TrilogyT (Transform)
TrilogyT (Transform)
Trilogy and ETL - A Modern Match
TrilogyT adds in additional features to Trilogy to enable it to serve as an ETL tool in a modern data stack.
Tips
Transform is under active development and is less mature/suitable for use than the other trilogy packages.
Installation
TrilogyT is available as a python package.
pip install pytrilogyt
Features
Optimization
Given a set of output queries, TrilogyT can materialize intermediate aggregations/joins for reuse. The long-term goal here is to enable consumption definitions to happen directly without thinking about performance, and then dynamically materialize the intermediate ETL graph.

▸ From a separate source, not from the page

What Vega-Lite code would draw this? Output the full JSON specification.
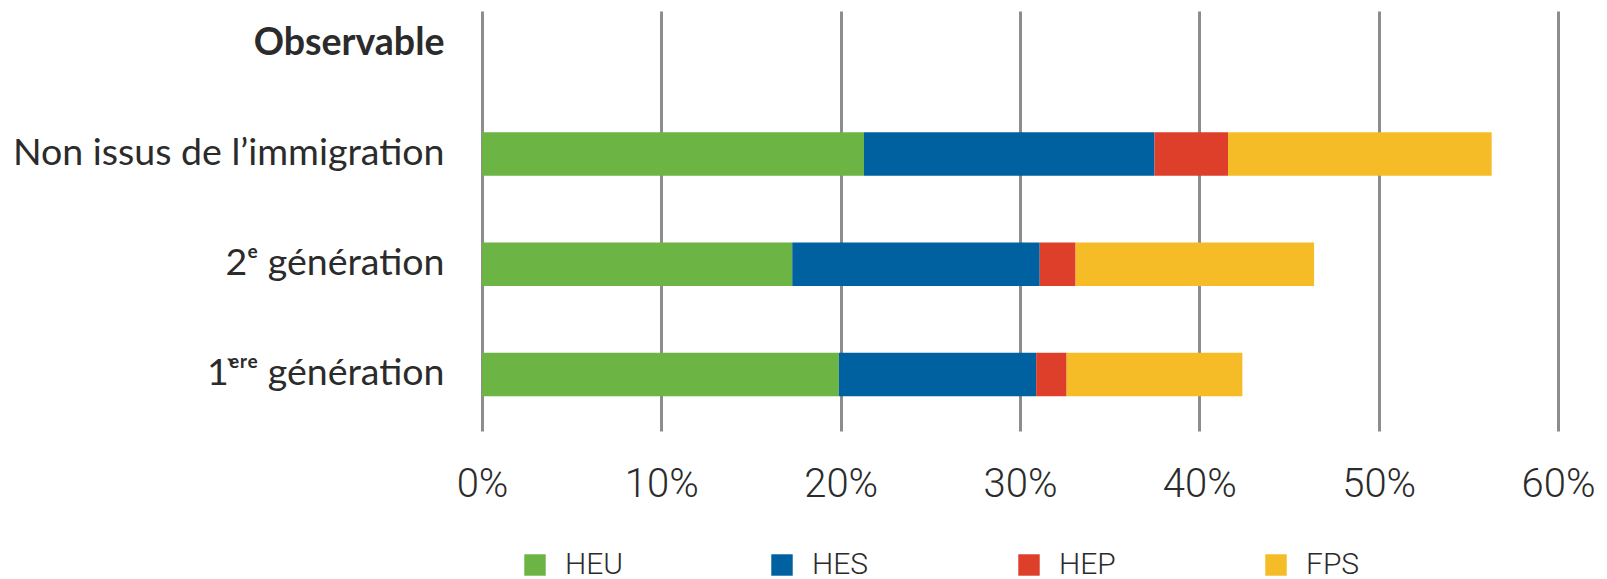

This will produce dynamic aggregates - such as those used by AtScale or PDTs in Looker - but with significantly higher accuracy and less effort due to the additional metadata the language provides.
Orchestration CodeGen
Dagster
Docs coming soon!
DBT
If we take the dimensional model query defined in the last demo, written in Trilogy, we can use TrilogyT to generate the required DBT model.
Input Trilogy
property passenger.id.split_cabin <- unnest(split(passenger.cabin, ' '));
persist cabin_info into dim_cabins from
select
passenger.id,
passenger.split_cabin;
Output SQL
-- Generated from Trilogy source: None
--Do not edit manually
{{ config(materialized='table') }}
WITH
faithful as (
SELECT
current_datetime() as `_Trilogyt__created_at`
),
rail as (
SELECT
local_raw_data.`passengerid` as `passenger_id`,
local_raw_data.`cabin` as `passenger_cabin`
FROM
raw_titanic as local_raw_data
),
stork as (
SELECT
split(rail.`passenger_cabin`, ' ') as `_anon_function_input_3690552380929428`,
rail.`passenger_id` as `passenger_id`
FROM
rail as rail
),
chimpanzee as (
SELECT
stork.`passenger_id` as `passenger_id`,
`passenger_split_cabin`
FROM
stork as stork
FULL JOIN unnest(stork.`_anon_function_input_3690552380929428`) as unnest_wrapper(`passenger_split_cabin`)
),
mandrill as (
SELECT
chimpanzee.`passenger_id` as `passenger_id`,
chimpanzee.`passenger_split_cabin` as `passenger_split_cabin`,
faithful.`_Trilogyt__created_at` as `_Trilogyt__created_at`
FROM
rail as rail
LEFT OUTER JOIN chimpanzee on rail.`passenger_id` = chimpanzee.`passenger_id`
FULL JOIN faithful on 1=1
)
SELECT
mandrill.`passenger_id`,
mandrill.`passenger_split_cabin`,
mandrill.`_Trilogyt__created_at`
FROM
mandrill
Refactor with Ease
DBT workflows derived from Trilogy should be treated as another compilation target for Trilogy; they can be rebuilt on-demand as your semantic model changes to ensure that your entire graph is always using the most up to date sources.